4.3 Ablation Studies

Localization Benchmark. Since robust localization is useful in many computer vision applications, we use the F-Score measure to directly assess the localization performance of our model. F-Score is a standard measure for detection as it considers both precision and recall, \(\text {F-Score} =\frac{2\text {TP}}{2\text {TP} + \text {FP} + \text {FN}}\), where the number of true positives (TP) is the number of blobs that contain at least one point annotation; the number of false positives (FP) is the number of blobs that contain no point annotation; and the number of false negatives (FN) is the number of point annotations minus the number of true positives. Table 5 shows the localization results of our method on several datasets.

Fig. 6.
figure 6

Split Heuristics Analysis. Comparison between the watershed split method and the line split method against the validation MAE score.
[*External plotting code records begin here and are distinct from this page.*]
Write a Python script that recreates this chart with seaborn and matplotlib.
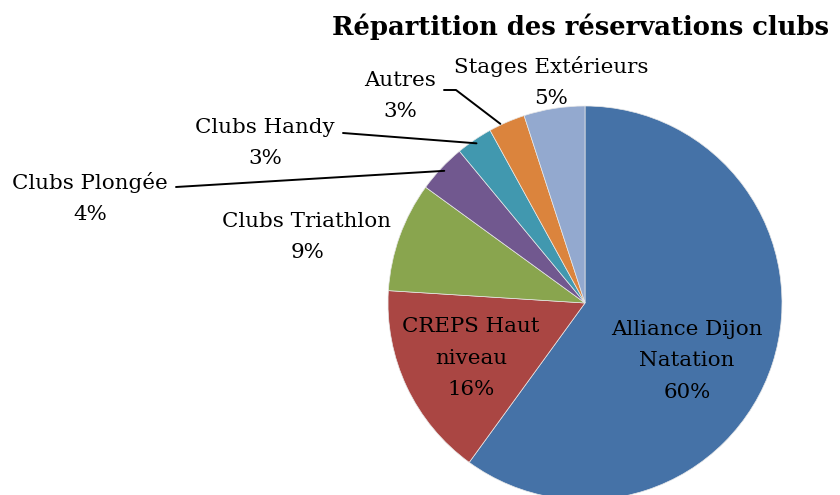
import numpy as np
import matplotlib
matplotlib.use("Agg")
import matplotlib.pyplot as plt
import seaborn as sns

categories = ["Alliance Dijon\nNatation", "CREPS Haut\nniveau", "Clubs Triathlon",
              "Clubs Plongée", "Clubs Handy", "Autres", "Stages Extérieurs"]
values = [60, 16, 9, 4, 3, 3, 5]
pct_labels = ["60%", "16%", "9%", "4%", "3%", "3%", "5%"]
colors = ["#4572A7", "#AA4643", "#89A54E", "#71588F", "#4198AF", "#DB843D", "#93A9CF"]
title = "Répartition des réservations clubs"

sns.set_theme(style="white")
plt.rcParams["font.family"] = ["DejaVu Serif"]

W, H = 840, 495
fig = plt.figure(figsize=(8.4, 4.95), dpi=100)
ax = fig.add_axes([0, 0, 1, 1])

cx, cy, R = 585, H - 303, 197
wedges, _ = ax.pie(values, colors=colors, startangle=90, counterclock=False,
                   center=(cx, cy), radius=R, frame=True,
                   wedgeprops=dict(linewidth=0.5, edgecolor="#e8e8e8"))
ax.set_xlim(0, W)
ax.set_ylim(0, H)
ax.set_aspect("equal")
ax.axis("off")

# label layout (pixel positions from top-left)
label_pos = [(687, 361), (471, 358), (307, 237), (90, 198), (265, 143), (400, 96), (551, 82)]
fs = 15.4
for i, (w, cat, pct) in enumerate(zip(wedges, categories, pct_labels)):
    x, ypx = label_pos[i]
    ax.text(x, H - ypx, f"{cat}\n{pct}", ha="center", va="center", fontsize=fs,
            linespacing=1.84, color="black")

# leader lines for small slices
def edge_point(w, frac=0.98):
    ang = np.deg2rad((w.theta1 + w.theta2) / 2)
    return cx + frac * R * np.cos(ang), cy + frac * R * np.sin(ang)

lw = 1.4
# Autres
ex, ey = edge_point(wedges[5])
ax.plot([444, 456, ex - 8], [H - 90, H - 90, ey + 2], color="black", lw=lw)
# Clubs Handy
ex, ey = edge_point(wedges[4])
ax.plot([343, ex], [H - 133, ey], color="black", lw=lw)
# Clubs Plongée
ex, ey = edge_point(wedges[3])
ax.plot([176, ex], [H - 187, ey], color="black", lw=lw)

ax.text(581, H - 27, title, ha="center", va="center", fontsize=18.6,
        fontweight="bold", color="black")

fig.savefig("out.png", dpi=100)
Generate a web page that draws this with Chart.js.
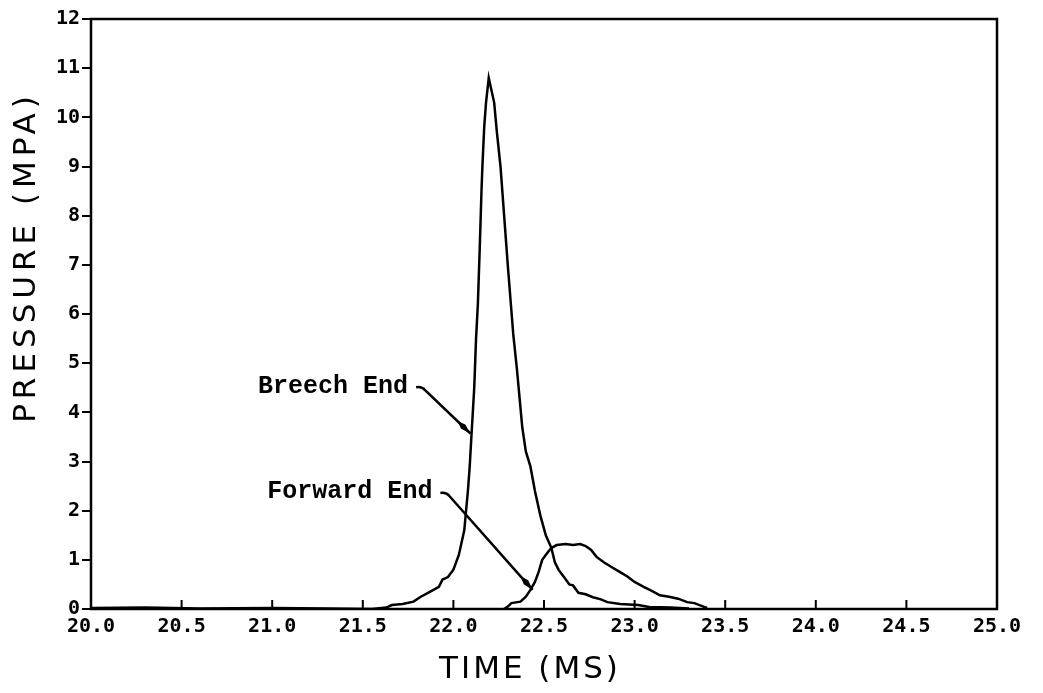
<!DOCTYPE html>
<html>
<head>
    <title>Pressure vs Time</title>
    <script src="https://cdn.jsdelivr.net/npm/chart.js"></script>
    <style>
        body { margin: 0; background: #fff; }
        .wrap { width: 1043px; height: 693px; }
    </style>
</head>
<body>
<div class="wrap">
    <canvas id="pressureChart" width="1043" height="693"></canvas>
</div>
<script>
// breech end trace (time ms, pressure MPa)
const breechT = [20.0, 20.3, 20.6, 21.0, 21.3, 21.55, 21.63, 21.66, 21.72, 21.78, 21.82, 21.87, 21.92, 21.94, 21.97,
    22.0, 22.03, 22.06, 22.08, 22.09, 22.10, 22.115, 22.125, 22.135, 22.145, 22.155, 22.16, 22.17, 22.18, 22.195,
    22.21, 22.225, 22.24, 22.26, 22.28, 22.30, 22.315, 22.33, 22.35, 22.38, 22.40, 22.425, 22.45, 22.48, 22.51,
    22.54, 22.56, 22.58, 22.61, 22.64, 22.66, 22.69, 22.73, 22.77, 22.81, 22.85, 22.92, 23.02, 23.08, 23.2, 23.3];
const breechP = [0.02, 0.03, 0.01, 0.02, 0.01, 0.0, 0.03, 0.08, 0.1, 0.15, 0.25, 0.35, 0.45, 0.6, 0.65,
    0.8, 1.1, 1.6, 2.4, 2.9, 3.55, 4.5, 5.5, 6.2, 7.3, 8.5, 9.0, 9.8, 10.3, 10.8,
    10.55, 10.3, 9.7, 9.0, 8.0, 7.0, 6.3, 5.6, 4.9, 3.7, 3.2, 2.9, 2.4, 1.9, 1.5,
    1.25, 0.95, 0.8, 0.65, 0.5, 0.48, 0.33, 0.3, 0.24, 0.2, 0.14, 0.1, 0.08, 0.04, 0.03, 0.01];

// forward end trace
const forwardT = [22.28, 22.30, 22.32, 22.37, 22.40, 22.425, 22.45, 22.47, 22.49, 22.52, 22.54, 22.57, 22.62, 22.66,
    22.70, 22.73, 22.76, 22.79, 22.83, 22.87, 22.92, 22.96, 23.0, 23.05, 23.10, 23.14, 23.19, 23.24, 23.29, 23.33, 23.38, 23.40];
const forwardP = [0.0, 0.05, 0.12, 0.15, 0.25, 0.39, 0.55, 0.75, 1.0, 1.15, 1.24, 1.3, 1.32, 1.3,
    1.32, 1.28, 1.2, 1.06, 0.95, 0.86, 0.75, 0.66, 0.55, 0.45, 0.36, 0.28, 0.25, 0.21, 0.14, 0.12, 0.05, 0.02];

// axis ranges / labels
const xTicks = [20.0, 20.5, 21.0, 21.5, 22.0, 22.5, 23.0, 23.5, 24.0, 24.5, 25.0];
const yTicks = [0, 1, 2, 3, 4, 5, 6, 7, 8, 9, 10, 11, 12];
const xTitle = 'TIME (MS)';
const yTitle = 'PRESSURE (MPA)';

// label text, text anchor (right end, data units), arrow tip (data units)
const notes = [
    { text: 'Breech End', at: [21.75, 4.53], tip: [22.094, 3.57] },
    { text: 'Forward End', at: [21.884, 2.38], tip: [22.437, 0.39] }
];

const toXY = (t, p) => t.map((v, i) => ({ x: v, y: p[i] }));

// frame, inward x ticks, notes and axis titles
const decor = {
    id: 'decor',
    beforeDatasetsDraw(chart) {
        const { ctx, chartArea: a, scales: { x } } = chart;
        ctx.save();
        ctx.strokeStyle = '#000';
        ctx.lineWidth = 2.5;
        ctx.strokeRect(a.left, a.top, a.right - a.left, a.bottom - a.top);
        ctx.lineWidth = 2;
        xTicks.forEach(v => {
            const px = x.getPixelForValue(v);
            ctx.beginPath();
            ctx.moveTo(px, a.bottom);
            ctx.lineTo(px, a.bottom - 9);
            ctx.stroke();
        });
        ctx.restore();
    },
    afterDraw(chart) {
        const { ctx, chartArea: a, scales: { x, y } } = chart;
        ctx.save();
        ctx.fillStyle = '#000';
        ctx.strokeStyle = '#000';

        notes.forEach(n => {
            const tx = x.getPixelForValue(n.at[0]);
            const ty = y.getPixelForValue(n.at[1]);
            ctx.font = 'bold 25px "Liberation Mono", monospace';
            ctx.textAlign = 'right';
            ctx.textBaseline = 'middle';
            ctx.fillText(n.text, tx, ty);

            const ex = x.getPixelForValue(n.tip[0]);
            const ey = y.getPixelForValue(n.tip[1]);
            const sx = tx + 8, sy = ty + 1;
            ctx.lineWidth = 2.5;
            ctx.beginPath();
            ctx.moveTo(sx, sy);
            ctx.quadraticCurveTo(sx + 6, sy - 1, sx + 9, sy + 3);
            ctx.lineTo(ex, ey);
            ctx.stroke();
            // arrow head: narrow spindle just before the tip
            const ang = Math.atan2(ey - (sy + 3), ex - (sx + 9));
            const c = Math.cos(ang), s = Math.sin(ang);
            ctx.beginPath();
            ctx.moveTo(ex, ey);
            ctx.lineTo(ex - 10 * c + 3 * s, ey - 10 * s - 3 * c);
            ctx.lineTo(ex - 18 * c, ey - 18 * s);
            ctx.lineTo(ex - 10 * c - 3 * s, ey - 10 * s + 3 * c);
            ctx.closePath();
            ctx.fill();
        });

        ctx.font = '31px "DejaVu Sans", sans-serif';
        ctx.textAlign = 'center';
        ctx.textBaseline = 'middle';
        ctx.letterSpacing = '3px';
        ctx.fillText(xTitle, (a.left + a.right) / 2 - 14, 670);

        ctx.letterSpacing = '5px';
        ctx.translate(27, (a.top + a.bottom) / 2 - 57);
        ctx.rotate(-Math.PI / 2);
        ctx.fillText(yTitle, 0, 0);
        ctx.restore();
    }
};

window.onload = () => {
    new Chart(document.getElementById('pressureChart').getContext('2d'), {
        type: 'line',
        data: {
            datasets: [{
                label: 'Breech End',
                data: toXY(breechT, breechP),
                borderColor: '#000',
                borderWidth: 2.5,
                pointRadius: 0,
                tension: 0
            }, {
                label: 'Forward End',
                data: toXY(forwardT, forwardP),
                borderColor: '#000',
                borderWidth: 2.5,
                pointRadius: 0,
                tension: 0
            }]
        },
        options: {
            responsive: false,
            animation: false,
            layout: { padding: { left: 0, right: 46, top: 19, bottom: 0 } },
            plugins: {
                legend: { display: false },
                tooltip: { enabled: false }
            },
            scales: {
                x: {
                    type: 'linear',
                    min: 20, max: 25,
                    afterBuildTicks: s => { s.ticks = xTicks.map(v => ({ value: v })); },
                    afterFit: s => { s.height = 84; },
                    grid: { drawOnChartArea: false, drawTicks: false },
                    border: { display: false },
                    ticks: {
                        padding: 6,
                        color: '#000',
                        font: { family: '"DejaVu Sans Mono", monospace', size: 20, weight: 'bold' },
                        callback: v => v.toFixed(1),
                        maxRotation: 0
                    }
                },
                y: {
                    min: 0, max: 12,
                    afterBuildTicks: s => { s.ticks = yTicks.map(v => ({ value: v })); },
                    afterFit: s => { s.width = 91; },
                    grid: { drawOnChartArea: false, drawTicks: true, tickLength: 9, color: '#000', lineWidth: 2 },
                    border: { display: false },
                    ticks: {
                        padding: 2,
                        color: '#000',
                        font: { family: '"DejaVu Sans Mono", monospace', size: 20, weight: 'bold' }
                    }
                }
            }
        },
        plugins: [decor]
    });
};
</script>
</body>
</html>
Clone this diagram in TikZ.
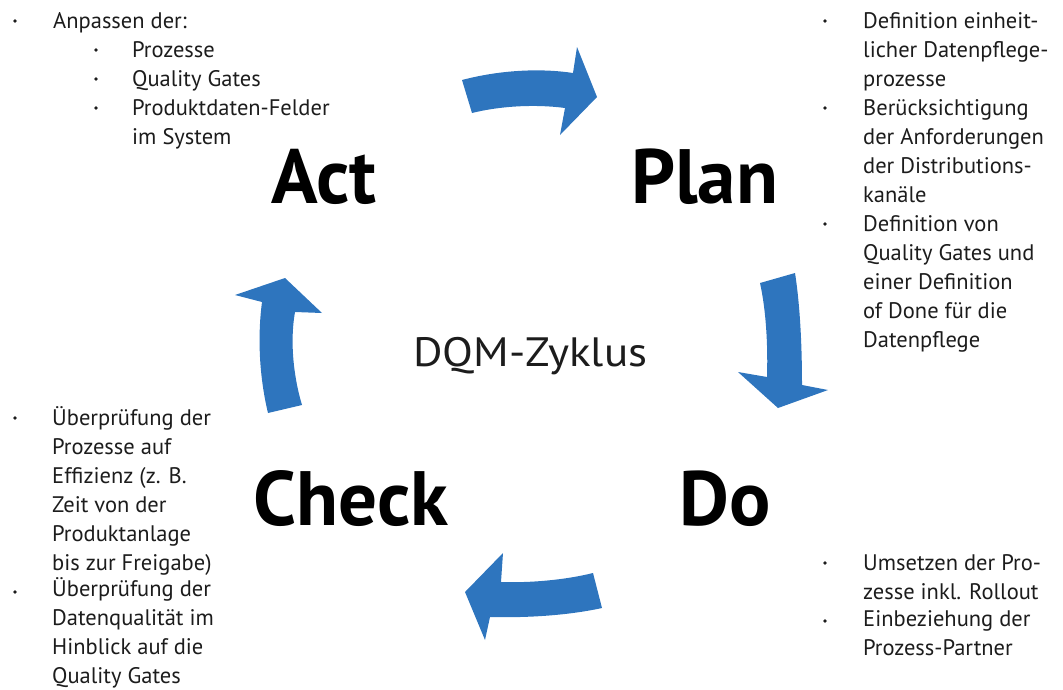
\documentclass[tikz,border=0pt]{standalone}
\usepackage{fontspec}
\setmainfont{PT Sans}
\definecolor{arrowblue}{RGB}{46,117,190}
\definecolor{txt}{RGB}{28,28,28}
\tikzset{
  x=1pt, y=-1pt,
  cyclearrow/.style={fill=arrowblue, draw=none},
  blt/.style={circle, fill=txt, inner sep=0pt, minimum size=3.8pt},
  itemtext/.style={anchor=base west, inner sep=0pt, align=left, text=txt,
    font=\fontsize{22.5}{29}\selectfont},
  phase/.style={anchor=base west, inner sep=0pt, text=black,
    font=\fontsize{77}{80}\selectfont\bfseries},
  center/.style={anchor=base west, inner sep=0pt, text=txt,
    font=\fontsize{41}{45}\selectfont}
}
\begin{document}
\begin{tikzpicture}
\useasboundingbox (0,0) rectangle (1063,689);
% arrows
\fill[cyclearrow] (462,80) .. controls (500,70) and (540,68) .. (573,73) -- (577,47) -- (597,97) -- (560,135) -- (565,108) .. controls (535,104) and (500,106) .. (472,113) -- cycle;
\fill[cyclearrow] (760,283) .. controls (766,310) and (768,345) .. (767,377) -- (738,372) -- (778,408) -- (828,390) -- (802,385) .. controls (802,345) and (800,305) .. (795,273) -- cycle;
\fill[cyclearrow] (593,573) .. controls (565,580) and (530,583) .. (501,582) -- (503,553) -- (465,592) -- (485,640) -- (490,617) .. controls (530,618) and (570,615) .. (602,608) -- cycle;
\fill[cyclearrow] (268,413) .. controls (260,380) and (257,340) .. (262,302) -- (235,295) -- (285,278) -- (322,313) -- (295,312) .. controls (290,340) and (293,375) .. (302,405) -- cycle;
% phase labels
\node[phase] (act) at (271,203) {Act};
\node[phase] (plan) at (631,203) {Plan};
\node[phase] (check) at (253,525) {Check};
\node[phase] (do) at (679,525) {Do};
\node[center] (dqm) at (413,366) {\scalebox{1.1}[1]{DQM-Zyklus}};
% top-left (anchor = baseline of last line)
\node[blt] (b1) at (15,21) {};
\node[itemtext] (t1) at (53,28) {Anpassen der:};
\node[blt] (b11) at (96,50) {};
\node[itemtext] (t11) at (132,57) {Prozesse};
\node[blt] (b12) at (96,79) {};
\node[itemtext] (t12) at (132,86) {Quality Gates};
\node[blt] (b13) at (96,108) {};
\node[itemtext] (t13) at (132,144) {Produktdaten-Felder\\im System};
% top-right
\node[blt] (b2) at (825,21) {};
\node[itemtext] (t2) at (863,86) {Definition einheit-\\licher Datenpflege-\\prozesse};
\node[blt] (b3) at (825,108) {};
\node[itemtext] (t3) at (863,202) {Berücksichtigung\\der Anforderungen\\der Distributions-\\kanäle};
\node[blt] (b4) at (825,224) {};
\node[itemtext] (t4) at (863,347) {Definition von\\Quality Gates und\\einer Definition\\of Done für die\\Datenpflege};
% bottom-left
\node[blt] (b5) at (15,418) {};
\node[itemtext] (t5) at (52,570) {Überprüfung der\\Prozesse auf\\Effizienz (z. B.\\Zeit von der\\Produktanlage\\bis zur Freigabe)};
\node[blt] (b6) at (15,592) {};
\node[itemtext] (t6) at (52,683) {Überprüfung der\\Datenqualität im\\Hinblick auf die\\Quality Gates};
% bottom-right
\node[blt] (b7) at (825,563) {};
\node[itemtext] (t7) at (863,599) {Umsetzen der Pro-\\zesse inkl. Rollout};
\node[blt] (b8) at (825,621) {};
\node[itemtext] (t8) at (863,655) {Einbeziehung der\\Prozess-Partner};
\end{tikzpicture}
\end{document}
Loss Function Analysis. We assess the effect of each term of the loss function on counting and localization results. We start by looking at the results of a model trained with the image-level loss \(\mathcal {L}_I\) and the point-level loss \(\mathcal {L}_P\) only. These two terms were used for semantic segmentation using point annotations [14]. We observe in Fig. 5(b) that a model using these two terms results in a single blob that groups many object instances together. Consequently, this performs poorly in terms of the mean absolute error and the F-Score (see Table 5). As a result, we introduced the split-level loss function \(\mathcal {L}_S\) that encourages the model to predict blobs that do not contain more than one point-annotation. We see in Fig. 5(c) that a model using this additional loss term predicts several blobs as object instances rather than one large single blob. However, since \(\mathcal {L}_I + \mathcal {L}_P + \mathcal {L}_S\) does not penalize the model from predicting blobs with no point annotations, it can often lead to many false positives. Therefore, we introduce the false positive loss \(\mathcal {L}_F\) that discourages the model from predicting blobs with no point annotations. By adding this loss term to the optimization, LC-FCN achieves significant improvement as seen in the qualitative and quantitative results (see Fig. 5(d) and Table 5). Further, including only the split-level loss leads to predicting a huge number of small blobs, leading to many false positives which makes performance worse. Combining it with the false-positive loss avoids this issue which leads to a net improvement in performance. On the other hand, using only the false positive loss it tends to predict one huge blob.

Split Heuristics Analysis. In Fig. 6 we show that the watershed split achieves better MAE on Trancos and Penguins validation sets. Further, using the watershed split achieves much faster improvement on the validation set with respect to the number of epochs. This suggests that using proper heuristics to identify the negative regions is important, which leaves an open area for future work.

5 Conclusion

We propose LC-FCN, a fully-convolutional neural network, to address the problem of object counting using point-level annotations only. We propose a novel loss function that encourages the model to output a single blob for each object instance. Experimental results show that LC-FCN outperforms current state-of-the-art models on the PASCAL VOC 2007, Trancos, and Penguins datasets which contain objects that are heavily occluded. For future work, we plan to explore different FCN architectures and splitting methods that LC-FCN can use to efficiently split between overlapping objects that have complicated shapes and appearances.